REQUEST:
Write out the material again exactly, please, and omit the pictures.

>>>>>

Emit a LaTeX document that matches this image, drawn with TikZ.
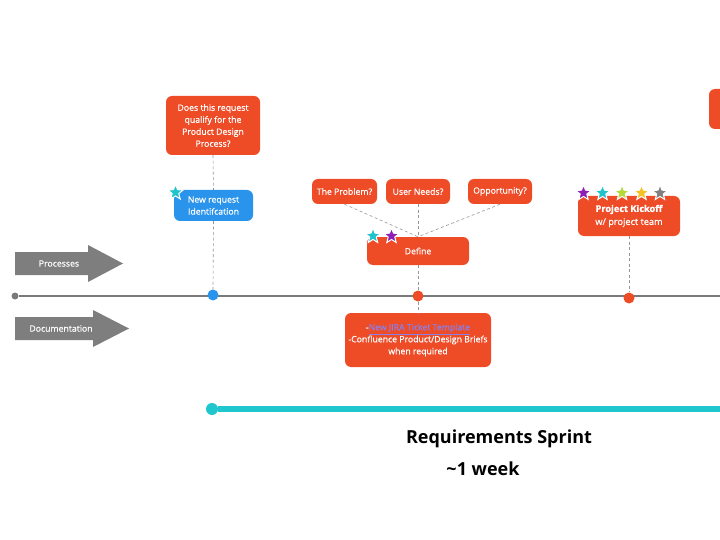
\documentclass[tikz,border=0pt]{standalone}
\usepackage{fontspec}
\setmainfont{Open Sans}
\newfontfamily\semifont[FakeBold=0.6]{Open Sans}
\newfontfamily\kickfont[BoldFeatures={FakeBold=1.2}]{Open Sans}
\usetikzlibrary{shapes.geometric}
\definecolor{boxred}{HTML}{EE4B27}
\definecolor{boxblue}{HTML}{2A93EC}
\definecolor{sprintteal}{HTML}{20C6CE}
\definecolor{arrowgray}{HTML}{7E7E7E}
\definecolor{linegray}{HTML}{7A7A7A}
\definecolor{linkblue}{HTML}{8A80E8}
\definecolor{starcyan}{HTML}{1EC3CC}
\definecolor{starpurple}{HTML}{8E1FB5}
\definecolor{starlime}{HTML}{B5D93A}
\definecolor{stargold}{HTML}{F5C125}
\definecolor{stargray}{HTML}{808080}

\begin{document}
\begin{tikzpicture}[x=1pt,y=-1pt]
\tikzstyle{every node}=[font=\semifont\fontsize{8.7}{12}\selectfont]
\tikzstyle{redbox}=[fill=boxred, text=white, rounded corners=6pt, align=center, inner sep=0pt]
\tikzstyle{bluebox}=[fill=boxblue, text=white, rounded corners=6pt, align=center, inner sep=0pt]
\tikzstyle{conn}=[draw=linegray!80, dash pattern=on 3pt off 2.5pt, line width=0.6pt]
\tikzstyle{dot}=[circle, inner sep=0pt, minimum size=11pt]
\tikzstyle{badge}=[star, star points=5, star point ratio=2.3, draw=white, line width=1pt, inner sep=0pt, minimum size=16pt]
\tikzstyle{sprinttext}=[font=\bfseries\fontsize{18}{21}\selectfont]
\useasboundingbox (0,0) rectangle (720,540);

% Draw the process and documentation arrows
\fill[arrowgray] (15,252) -- (88,252) -- (88,245) -- (123,263.5) -- (88,282) -- (88,275) -- (15,275) -- cycle;
\node[text=white] (processes) at (59,263.5) {Processes};
\fill[arrowgray] (15,317) -- (93,317) -- (93,310) -- (129,328.5) -- (93,347) -- (93,340) -- (15,340) -- cycle;
\node[text=white] (documentation) at (61,328.5) {Documentation};

% Draw the timeline
\node[dot, fill=linegray, minimum size=7pt] (start) at (15,296) {};
\coordinate (lineend) at (720,296);
\draw[linegray, line width=1.4pt] (start) -- (lineend);

% Draw the request boxes
\node[redbox, minimum width=94pt, minimum height=59pt] (qualify) at (213,125.5)
  {Does this request\\qualify for the\\Product Design\\Process?};
\node[bluebox, minimum width=79pt, minimum height=31pt] (newreq) at (213.5,205.5)
  {New request\\Identifcation};
\node[dot, fill=boxblue] (reqdot) at (213,295) {};
\draw[conn] (qualify.south) -- (newreq.north);
\draw[conn] (newreq.south) -- (reqdot.north);
\node[badge, fill=starcyan] (reqstar) at (175.5,192.5) {};

% Draw the define boxes
\node[redbox, minimum width=65pt, minimum height=25pt] (problem) at (344.5,191.5) {The Problem?};
\node[redbox, minimum width=64pt, minimum height=25pt] (needs) at (418,191.5) {User Needs?};
\node[redbox, minimum width=64pt, minimum height=25pt] (opportunity) at (500,191.5) {Opportunity?};
\node[redbox, minimum width=102pt, minimum height=28pt] (define) at (418,251) {Define};
\draw[conn] (problem.south) -- (define.north);
\draw[conn] (needs.south) -- (define.north);
\draw[conn] (opportunity.south) -- (define.north);
\node[badge, fill=starcyan] (definestara) at (373,236) {};
\node[badge, fill=starpurple] (definestarb) at (391.5,236) {};
\node[dot, fill=boxred] (definedot) at (418,296) {};
\node[redbox, minimum width=146pt, minimum height=54pt] (docs) at (418,340)
  {-\textcolor{linkblue}{\underline{New JIRA Ticket Template}}\\-Confluence Product/Design Briefs\\when required};
\draw[conn] (define.south) -- (definedot.north);
\draw[conn] (definedot.south) -- (docs.north);

% Draw the kickoff box
\node[redbox, minimum width=102pt, minimum height=40pt, font=\semifont\fontsize{9.2}{13}\selectfont] (kickoff) at (629,216)
  {{\kickfont\bfseries Project Kickoff}\\w/ project team};
\node[dot, fill=boxred] (kickdot) at (629,298) {};
\draw[conn] (kickoff.south) -- (kickdot.north);
\node[badge, fill=starpurple] (kickstara) at (583.5,193) {};
\node[badge, fill=starcyan] (kickstarb) at (602.5,193) {};
\node[badge, fill=starlime] (kickstarc) at (622,193) {};
\node[badge, fill=stargold] (kickstard) at (641.5,193) {};
\node[badge, fill=stargray] (kickstare) at (660,193) {};

% Draw the next box at the edge
\fill[boxred, rounded corners=6pt] (709,89) rectangle (740,129);

% Draw the sprint bar
\node[dot, fill=sprintteal, minimum size=12pt] (sprintstart) at (212,409) {};
\coordinate (sprintend) at (720,409);
\draw[sprintteal, line width=6.5pt] (sprintstart) -- (sprintend);
\node[sprinttext] (sprintname) at (499,439) {Requirements Sprint};
\node[sprinttext] (sprintlength) at (483,469) {\textasciitilde1 week};

\end{tikzpicture}
\end{document}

<<<<<

RESULT OF THE TASK:
Emit a LaTeX document that matches this image, drawn with TikZ.
\documentclass[tikz,border=0pt]{standalone}
\usepackage{fontspec}
\setmainfont{Open Sans}
\newfontfamily\semifont[FakeBold=0.6]{Open Sans}
\newfontfamily\kickfont[BoldFeatures={FakeBold=1.2}]{Open Sans}
\usetikzlibrary{shapes.geometric}
\definecolor{boxred}{HTML}{EE4B27}
\definecolor{boxblue}{HTML}{2A93EC}
\definecolor{sprintteal}{HTML}{20C6CE}
\definecolor{arrowgray}{HTML}{7E7E7E}
\definecolor{linegray}{HTML}{7A7A7A}
\definecolor{linkblue}{HTML}{8A80E8}
\definecolor{starcyan}{HTML}{1EC3CC}
\definecolor{starpurple}{HTML}{8E1FB5}
\definecolor{starlime}{HTML}{B5D93A}
\definecolor{stargold}{HTML}{F5C125}
\definecolor{stargray}{HTML}{808080}

\begin{document}
\begin{tikzpicture}[x=1pt,y=-1pt]
\tikzstyle{every node}=[font=\semifont\fontsize{8.7}{12}\selectfont]
\tikzstyle{redbox}=[fill=boxred, text=white, rounded corners=6pt, align=center, inner sep=0pt]
\tikzstyle{bluebox}=[fill=boxblue, text=white, rounded corners=6pt, align=center, inner sep=0pt]
\tikzstyle{conn}=[draw=linegray!80, dash pattern=on 3pt off 2.5pt, line width=0.6pt]
\tikzstyle{dot}=[circle, inner sep=0pt, minimum size=11pt]
\tikzstyle{badge}=[star, star points=5, star point ratio=2.3, draw=white, line width=1pt, inner sep=0pt, minimum size=16pt]
\tikzstyle{sprinttext}=[font=\bfseries\fontsize{18}{21}\selectfont]
\useasboundingbox (0,0) rectangle (720,540);

% Draw the process and documentation arrows
\fill[arrowgray] (15,252) -- (88,252) -- (88,245) -- (123,263.5) -- (88,282) -- (88,275) -- (15,275) -- cycle;
\node[text=white] (processes) at (59,263.5) {Processes};
\fill[arrowgray] (15,317) -- (93,317) -- (93,310) -- (129,328.5) -- (93,347) -- (93,340) -- (15,340) -- cycle;
\node[text=white] (documentation) at (61,328.5) {Documentation};

% Draw the timeline
\node[dot, fill=linegray, minimum size=7pt] (start) at (15,296) {};
\coordinate (lineend) at (720,296);
\draw[linegray, line width=1.4pt] (start) -- (lineend);

% Draw the request boxes
\node[redbox, minimum width=94pt, minimum height=59pt] (qualify) at (213,125.5)
  {Does this request\\qualify for the\\Product Design\\Process?};
\node[bluebox, minimum width=79pt, minimum height=31pt] (newreq) at (213.5,205.5)
  {New request\\Identifcation};
\node[dot, fill=boxblue] (reqdot) at (213,295) {};
\draw[conn] (qualify.south) -- (newreq.north);
\draw[conn] (newreq.south) -- (reqdot.north);
\node[badge, fill=starcyan] (reqstar) at (175.5,192.5) {};

% Draw the define boxes
\node[redbox, minimum width=65pt, minimum height=25pt] (problem) at (344.5,191.5) {The Problem?};
\node[redbox, minimum width=64pt, minimum height=25pt] (needs) at (418,191.5) {User Needs?};
\node[redbox, minimum width=64pt, minimum height=25pt] (opportunity) at (500,191.5) {Opportunity?};
\node[redbox, minimum width=102pt, minimum height=28pt] (define) at (418,251) {Define};
\draw[conn] (problem.south) -- (define.north);
\draw[conn] (needs.south) -- (define.north);
\draw[conn] (opportunity.south) -- (define.north);
\node[badge, fill=starcyan] (definestara) at (373,236) {};
\node[badge, fill=starpurple] (definestarb) at (391.5,236) {};
\node[dot, fill=boxred] (definedot) at (418,296) {};
\node[redbox, minimum width=146pt, minimum height=54pt] (docs) at (418,340)
  {-\textcolor{linkblue}{\underline{New JIRA Ticket Template}}\\-Confluence Product/Design Briefs\\when required};
\draw[conn] (define.south) -- (definedot.north);
\draw[conn] (definedot.south) -- (docs.north);

% Draw the kickoff box
\node[redbox, minimum width=102pt, minimum height=40pt, font=\semifont\fontsize{9.2}{13}\selectfont] (kickoff) at (629,216)
  {{\kickfont\bfseries Project Kickoff}\\w/ project team};
\node[dot, fill=boxred] (kickdot) at (629,298) {};
\draw[conn] (kickoff.south) -- (kickdot.north);
\node[badge, fill=starpurple] (kickstara) at (583.5,193) {};
\node[badge, fill=starcyan] (kickstarb) at (602.5,193) {};
\node[badge, fill=starlime] (kickstarc) at (622,193) {};
\node[badge, fill=stargold] (kickstard) at (641.5,193) {};
\node[badge, fill=stargray] (kickstare) at (660,193) {};

% Draw the next box at the edge
\fill[boxred, rounded corners=6pt] (709,89) rectangle (740,129);

% Draw the sprint bar
\node[dot, fill=sprintteal, minimum size=12pt] (sprintstart) at (212,409) {};
\coordinate (sprintend) at (720,409);
\draw[sprintteal, line width=6.5pt] (sprintstart) -- (sprintend);
\node[sprinttext] (sprintname) at (499,439) {Requirements Sprint};
\node[sprinttext] (sprintlength) at (483,469) {\textasciitilde1 week};

\end{tikzpicture}
\end{document}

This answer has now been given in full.